Judge gives Cosby life sentence

Convicted of fatal shooting, defendant eligible for parole in 25 years

A sentencing hearing Thursday didn’t shed any light on why a Lawrence man walked up to an acquaintance last spring and shot and killed him at close range.

“It’s very difficult in this case to understand how and why this crime occurred,” District Court Judge Jack Murphy said before sentencing Lafayette Cosby, 25, to life in prison for the murder of Robert T. Martin, 28.

Cosby will be eligible for parole after 25 years.

The shooting happened April 4 at a late-night party at Jefferson Commons, 2511 W. 31st St.

“There is no good reason” for the shooting, Martin’s girlfriend, Kim Foster, said in court Thursday.

Prosecutors argued Cosby shot Martin without provocation because he feared Martin was out to get him.
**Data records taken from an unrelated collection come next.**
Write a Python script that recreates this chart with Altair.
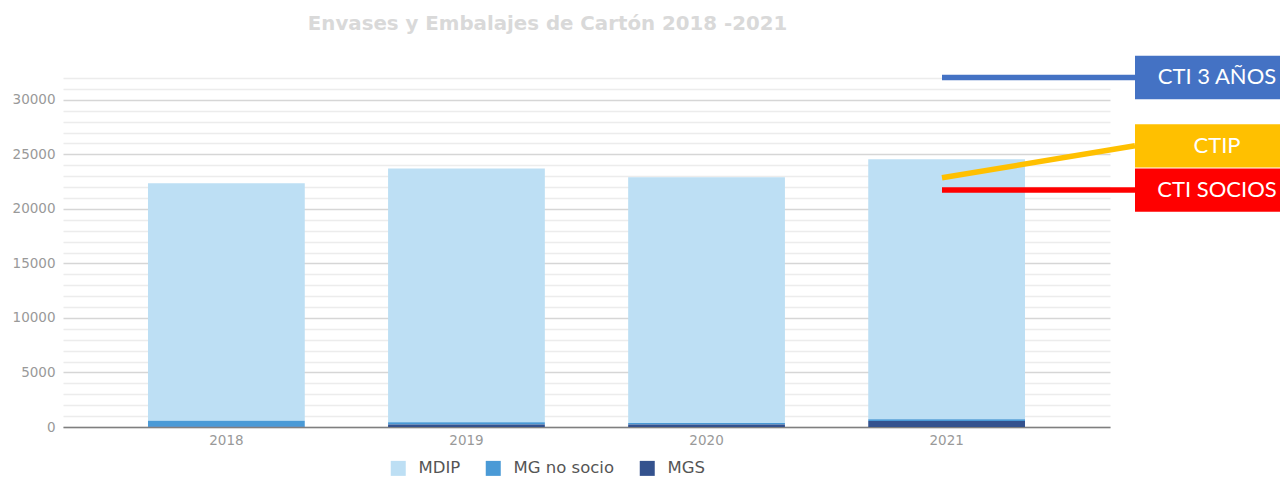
import altair as alt
import pandas as pd

# ---- data ----
years = ["2018", "2019", "2020", "2021"]
mdip = [21780, 23270, 22530, 23830]
mg_no_socio = [550, 200, 140, 170]
mgs = [20, 230, 230, 550]

series_names = ["MDIP", "MG no socio", "MGS"]
series_colors = ["#bddff4", "#4a9ad6", "#34528e"]

ann_labels = ["CTI 3 AÑOS", "CTIP", "CTI SOCIOS"]
ann_start = [32050, 22850, 21720]
ann_end = [32050, 25780, 21720]
ann_colors = ["#4472c4", "#ffc000", "#ff0000"]

title_text = "Envases y Embalajes de Cartón 2018 -2021"

# ---- tables ----
rows = []
for i, y in enumerate(years):
    rows.append({"year": y, "serie": "MDIP", "value": mdip[i], "ord": 2})
    rows.append({"year": y, "serie": "MG no socio", "value": mg_no_socio[i], "ord": 1})
    rows.append({"year": y, "serie": "MGS", "value": mgs[i], "ord": 0})
df = pd.DataFrame(rows)

ann = pd.DataFrame({"label": ann_labels, "start": ann_start, "end": ann_end, "col": ann_colors})

FONT = "DejaVu Sans"
yscale = alt.Scale(domain=[0, 32000], nice=False, zero=True)
yaxis = alt.Axis(values=list(range(0, 32001, 1000)), format="d",
                 labelExpr="datum.value % 5000 === 0 ? datum.label : ''",
                 labelOverlap=False,
                 gridColor={"condition": {"test": "datum.value % 5000 === 0", "value": "#d6d6d6"},
                            "value": "#ececec"},
                 gridWidth=1.6, domain=False, ticks=False,
                 labelColor="#999999", labelFontSize=13.5, labelPadding=8,
                 title=None, labelFont=FONT)

bars = alt.Chart(df).mark_bar().encode(
    x=alt.X("year:N", sort=years,
            scale=alt.Scale(paddingInner=0.347, paddingOuter=0.354),
            axis=alt.Axis(labelAngle=0, domainColor="#7f7f7f", domainWidth=1.5,
                          ticks=False, labelColor="#999999", labelFontSize=13.5,
                          labelPadding=6, title=None, grid=False, labelFont=FONT)),
    y=alt.Y("value:Q", stack="zero", scale=yscale, axis=yaxis),
    color=alt.Color("serie:N", scale=alt.Scale(domain=series_names, range=series_colors),
                    legend=alt.Legend(title=None, orient="none", direction="horizontal",
                                      legendX=327, legendY=382, symbolType="square",
                                      symbolSize=225, symbolStrokeWidth=0,
                                      labelFontSize=16.5, labelColor="#555555",
                                      labelFont=FONT, labelOffset=12, columnPadding=24)),
    order=alt.Order("ord:Q", sort="ascending"),
)

lines = alt.Chart(ann).mark_rule(strokeWidth=5.5, strokeCap="butt").encode(
    x=alt.value(879), x2=alt.value(1072),
    y=alt.Y("start:Q", scale=yscale, axis=yaxis),
    y2="end:Q",
    stroke=alt.Stroke("col:N", scale=None, legend=None),
)

boxes = alt.Chart(ann).mark_rule(strokeWidth=43.4, strokeCap="butt").encode(
    x=alt.value(1072), x2=alt.value(1240),
    y=alt.Y("end:Q", scale=yscale, axis=yaxis),
    stroke=alt.Stroke("col:N", scale=None, legend=None),
)

texts = alt.Chart(ann).mark_text(color="white", font="Lato", fontSize=22,
                                 baseline="middle", align="center").encode(
    x=alt.value(1154),
    y=alt.Y("end:Q", scale=yscale, axis=yaxis),
    text="label:N",
)

chart = alt.layer(bars, lines, boxes, texts).properties(
    width=1047, height=349,
    title=alt.TitleParams(title_text, anchor="middle", dx=-39, offset=22,
                          fontSize=19.8, fontWeight="bold", color="#d9d9d9", font=FONT),
    padding={"left": 55, "top": 70, "right": 170, "bottom": 51},
    autosize=alt.AutoSizeParams(type="none"),
).configure(font=FONT).configure_view(stroke=None)

chart.save("out.html", embed_options={"renderer": "svg", "actions": False})
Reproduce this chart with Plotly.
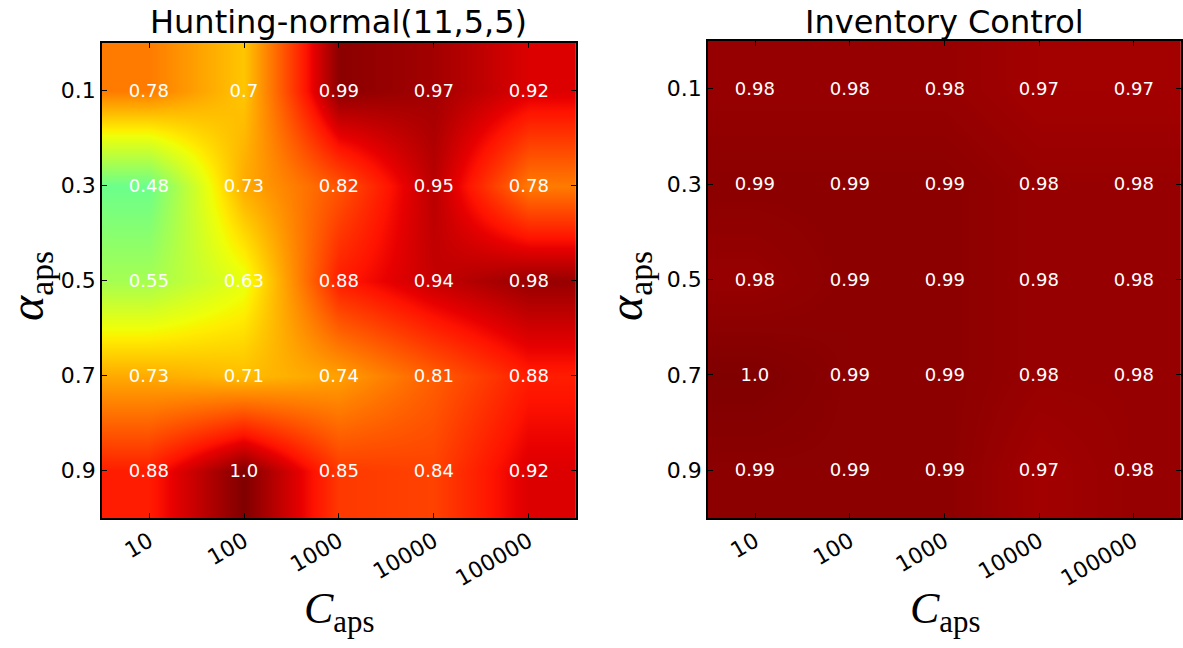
import numpy as np
import plotly.graph_objects as go

c_labels = ["10", "100", "1000", "10000", "100000"]
alpha_labels = ["0.1", "0.3", "0.5", "0.7", "0.9"]

hunting = [
    [0.78, 0.7, 0.99, 0.97, 0.92],
    [0.48, 0.73, 0.82, 0.95, 0.78],
    [0.55, 0.63, 0.88, 0.94, 0.98],
    [0.73, 0.71, 0.74, 0.81, 0.88],
    [0.88, 1.0, 0.85, 0.84, 0.92],
]
inventory = [
    [0.98, 0.98, 0.98, 0.97, 0.97],
    [0.99, 0.99, 0.99, 0.98, 0.98],
    [0.98, 0.99, 0.99, 0.98, 0.98],
    [1.0, 0.99, 0.99, 0.98, 0.98],
    [0.99, 0.99, 0.99, 0.97, 0.98],
]
titles = ["Hunting-normal(11,5,5)", "Inventory Control"]

# matplotlib "jet" colormap as a plotly colorscale
_r = ([0, 0.35, 0.66, 0.89, 1], [0, 0, 1, 1, 0.5])
_g = ([0, 0.125, 0.375, 0.64, 0.91, 1], [0, 0, 1, 1, 0, 0])
_b = ([0, 0.11, 0.34, 0.65, 1], [0.5, 1, 1, 0, 0])
_pts = sorted(set(_r[0] + _g[0] + _b[0]))
jet = []
for p in _pts:
    r = np.interp(p, *_r); g = np.interp(p, *_g); b = np.interp(p, *_b)
    jet.append([p, f"rgb({int(round(r*255))},{int(round(g*255))},{int(round(b*255))})"])

W, H = 1183, 648
fig = go.Figure()

domains_x = [(102 / W, 577 / W), (709 / W, 1.0)]
domains_y = [(1 - 518 / H, 1 - 43 / H), (1 - 518 / H, 1 - 41 / H)]
idx = list(range(5))

for i, data in enumerate([hunting, inventory]):
    xa = "x" if i == 0 else "x2"
    ya = "y" if i == 0 else "y2"
    fig.add_trace(go.Heatmap(
        z=data, x=idx, y=idx,
        colorscale=jet, zmin=0, zmax=1, zsmooth="best", showscale=False,
        text=[[str(v) for v in row] for row in data],
        texttemplate="%{text}",
        textfont=dict(family="DejaVu Sans", size=18, color="white"),
        xaxis=xa, yaxis=ya, hoverinfo="skip",
    ))

axis_common = dict(
    showline=True, linecolor="black", linewidth=1.5, mirror="ticks",
    ticks="inside", ticklen=5, tickwidth=1, tickcolor="black",
    showgrid=False, zeroline=False,
    tickfont=dict(family="DejaVu Sans", size=22, color="black"),
)
for i in range(2):
    sfx = "" if i == 0 else "2"
    fig.layout["xaxis" + sfx] = dict(
        axis_common, domain=domains_x[i], anchor="y" + sfx,
        tickvals=idx, ticktext=c_labels, tickangle=-30, range=[-0.5, 4.5],
    )
    fig.layout["yaxis" + sfx] = dict(
        axis_common, domain=domains_y[i], anchor="x" + sfx,
        tickvals=idx, ticktext=alpha_labels, range=[4.5, -0.5],
    )

annotations = []
centers = [(102 + 577) / 2 / W, (709 + 1184) / 2 / W]
for i in range(2):
    annotations.append(dict(
        text=titles[i], x=centers[i], y=1 - 22 / H, xref="paper", yref="paper",
        showarrow=False, font=dict(family="DejaVu Sans", size=32, color="black"),
        xanchor="center", yanchor="middle",
    ))
    annotations.append(dict(
        text="<i>C</i><sub>aps</sub>", x=centers[i], y=1 - 611 / H,
        xref="paper", yref="paper", showarrow=False,
        font=dict(family="Liberation Serif", size=44, color="black"),
        xanchor="center", yanchor="middle",
    ))
ylab_x = [30 / W, 630 / W]
for i in range(2):
    annotations.append(dict(
        text="<i>α</i><sub>aps</sub>", x=ylab_x[i], y=1 - 286 / H,
        xref="paper", yref="paper", showarrow=False, textangle=-90,
        font=dict(family="Liberation Serif", size=48, color="black"),
        xanchor="center", yanchor="middle",
    ))

fig.update_layout(
    width=W, height=H, margin=dict(l=0, r=0, t=0, b=0),
    paper_bgcolor="white", plot_bgcolor="white",
    annotations=annotations, showlegend=False,
)
fig.write_html("out.html")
Cosby’s story, which jurors didn’t believe, was that he saw Martin sitting on a couch concealing a gun under a jacket that Cosby feared he would use to shoot another man.
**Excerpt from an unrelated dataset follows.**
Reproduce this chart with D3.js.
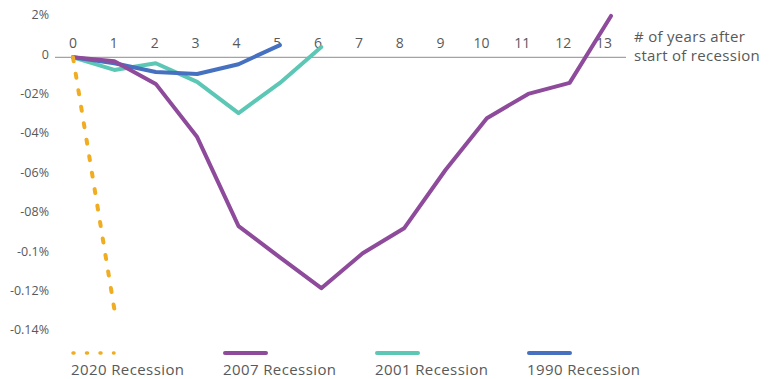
<!DOCTYPE html>
<html>
<head>
<meta charset="utf-8">
<script src="https://cdn.jsdelivr.net/npm/d3@7"></script>
<style>
  html, body { margin: 0; padding: 0; background: #fff; }
  svg text { font-family: "Open Sans", "Noto Sans", sans-serif; fill: #595959; }
</style>
</head>
<body>
<svg id="chart" width="769" height="379"></svg>
<script>
// Years after the start of each recession
const years = [0, 1, 2, 3, 4, 5, 6, 7, 8, 9, 10, 11, 12, 13];

// Change in percent for each recession, by year
const rec2020 = [0, -0.128];
const rec2007 = [0, -0.002, -0.0135, -0.0405, -0.0857, -0.1016, -0.1172, -0.0995, -0.0868, -0.0572, -0.0309, -0.0186, -0.013, 0.021];
const rec2001 = [0, -0.0064, -0.003, -0.0125, -0.0283, -0.013, 0.0052];
const rec1990 = [0, -0.003, -0.0075, -0.0085, -0.0035, 0.0062];

// Y tick values and their printed labels
const yTickValues = [0.02, 0, -0.02, -0.04, -0.06, -0.08, -0.1, -0.12, -0.14];
const yTickLabels = ["2%", "0", "-02%", "-04%", "-06%", "-08%", "-0.1%", "-0.12%", "-0.14%"];

const seriesNames = ["2020 Recession", "2007 Recession", "2001 Recession", "1990 Recession"];
const seriesColors = ["#F0AD22", "#8E4A9B", "#5CC7B5", "#4571C0"];

const series = [rec2020, rec2007, rec2001, rec1990];

const svg = d3.select("#chart");

const x = d3.scaleLinear().domain([0, 13]).range([73, 611]);
const xLabel = d3.scaleLinear().domain([0, 13]).range([73, 604]);
const y = d3.scaleLinear().domain([0.02, -0.14]).range([17.9, 333.1]);

// Y labels
svg.append("g").selectAll("text")
  .data(yTickValues)
  .join("text")
  .attr("x", 49)
  .attr("y", d => y(d) - 3)
  .attr("dy", "0.35em")
  .attr("text-anchor", "end")
  .style("font-size", "12.5px")
  .text((d, i) => yTickLabels[i]);

// Zero line
svg.append("line")
  .attr("x1", 55).attr("x2", 626)
  .attr("y1", y(0)).attr("y2", y(0))
  .attr("stroke", "#8c8c8c").attr("stroke-width", 1);

// X labels above the zero line
svg.append("g").selectAll("text")
  .data(years)
  .join("text")
  .attr("x", d => xLabel(d))
  .attr("y", 43)
  .attr("dy", "0.35em")
  .attr("text-anchor", "middle")
  .style("font-size", "14px")
  .text(d => d);

// Axis title
const title = svg.append("text")
  .attr("x", 634).attr("y", 36.5)
  .style("font-size", "15px")
  .style("letter-spacing", "0.3px");
title.append("tspan").attr("x", 634).attr("dy", "0.35em").text("# of years after");
title.append("tspan").attr("x", 634).attr("dy", "1.25em").text("start of recession");

const line = d3.line().x((d, i) => x(years[i])).y(d => y(d));

// Draw the older lines first so 2020 sits on top
const order = [2, 3, 1, 0];
order.forEach(k => {
  const p = svg.append("path")
    .datum(series[k])
    .attr("d", line)
    .attr("fill", "none")
    .attr("stroke", seriesColors[k])
    .attr("stroke-width", 4)
    .attr("stroke-linejoin", "round")
    .attr("stroke-linecap", "round");
  if (k === 0) p.attr("stroke-dasharray", "4,12.7");
});

// Legend
const legendX = [72, 224, 376, 528];
const lg = svg.append("g").selectAll("g")
  .data(seriesNames)
  .join("g")
  .attr("transform", (d, i) => `translate(${legendX[i]},0)`);

lg.append("line")
  .attr("x1", 1).attr("x2", 42)
  .attr("y1", 353).attr("y2", 353)
  .attr("stroke", (d, i) => seriesColors[i])
  .attr("stroke-width", (d, i) => i === 0 ? 3.5 : 4)
  .attr("stroke-linecap", "round")
  .attr("stroke-dasharray", (d, i) => i === 0 ? "1,12.5" : null);

lg.append("text")
  .attr("x", -1).attr("y", 374.5)
  .style("font-size", "15px")
  .style("letter-spacing", "0.4px")
  .text(d => d);
</script>
</body>
</html>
After the shooting, one of Martin’s friends questioned whether the two men’s troubled history had anything to do with the killing. In 1997, Cosby stabbed and killed one of Martin’s friends, David E. Walker II, but jurors found Cosby had acted in self-defense.

Cosby testified for five hours in November during his trial. At his sentencing Thursday, he spoke only two words.

“No, sir,” Cosby said when Murphy asked him whether he had anything to say before he was sentenced.